Hi All,
I'm implementing system clock using approach similar to devzone.nordicsemi.com/.../
The idea:
NRF_RTC_EVENT_COMPARE_0 -> PPI -> NRF_TIMER_TASK_COUNT
(translate 125ms RTC ticks to counter mode TIMER 1sec ticks)
All works great, however handling UNIX timestamps require handling "overflows" to update global counter, because TIMER1...4 instances are 16bit max. (I'm using SoftDevice so TIMER0 is not available)

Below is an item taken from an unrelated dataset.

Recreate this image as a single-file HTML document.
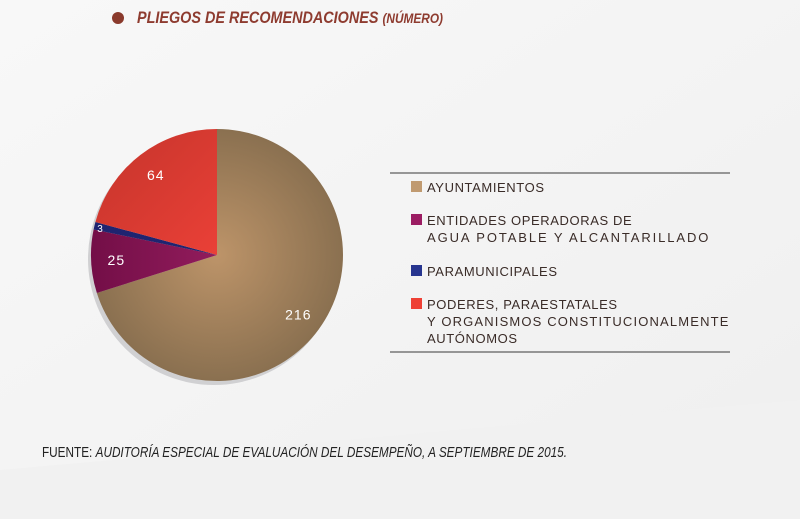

Handler for 8bit TIMER looks like this:
static void hwtimer_handler(nrf_timer_event_t event_type, void* p_context)
{
if (p_context == &m_hwtimer && event_type == NRF_TIMER_EVENT_COMPARE1)
m_epoch_time += 0x100UL;
}
And "real time" getter:
uint32_t cval = nrf_drv_timer_capture(&m_hwtimer, NRF_TIMER_CC_CHANNEL0);
nrf_drv_timer_clear(&m_hwtimer);
nrf_drv_timer_compare_int_disable(&m_hwtimer, NRF_TIMER_CC_CHANNEL1); // write access to m_epoch_time must be atomic
m_epoch_time += cval;
nrf_drv_timer_compare_int_enable(&m_hwtimer, NRF_TIMER_CC_CHANNEL1); // write access to m_epoch_time must be atomic
return m_epoch_time;
To prevent race conditions when modifying m_epoch_time I just disabling interrupts. Is it optimal approach? Are race interrupts pended of declined? It's important to know because each interrupt decline equals to +1 second lost in system clock. Maybe better to temporarily disable events passing via PPI ? Which way is more safe?
PS: ARM arch is new for me, so please tell me if my question is ARM generic rather than NRF specific.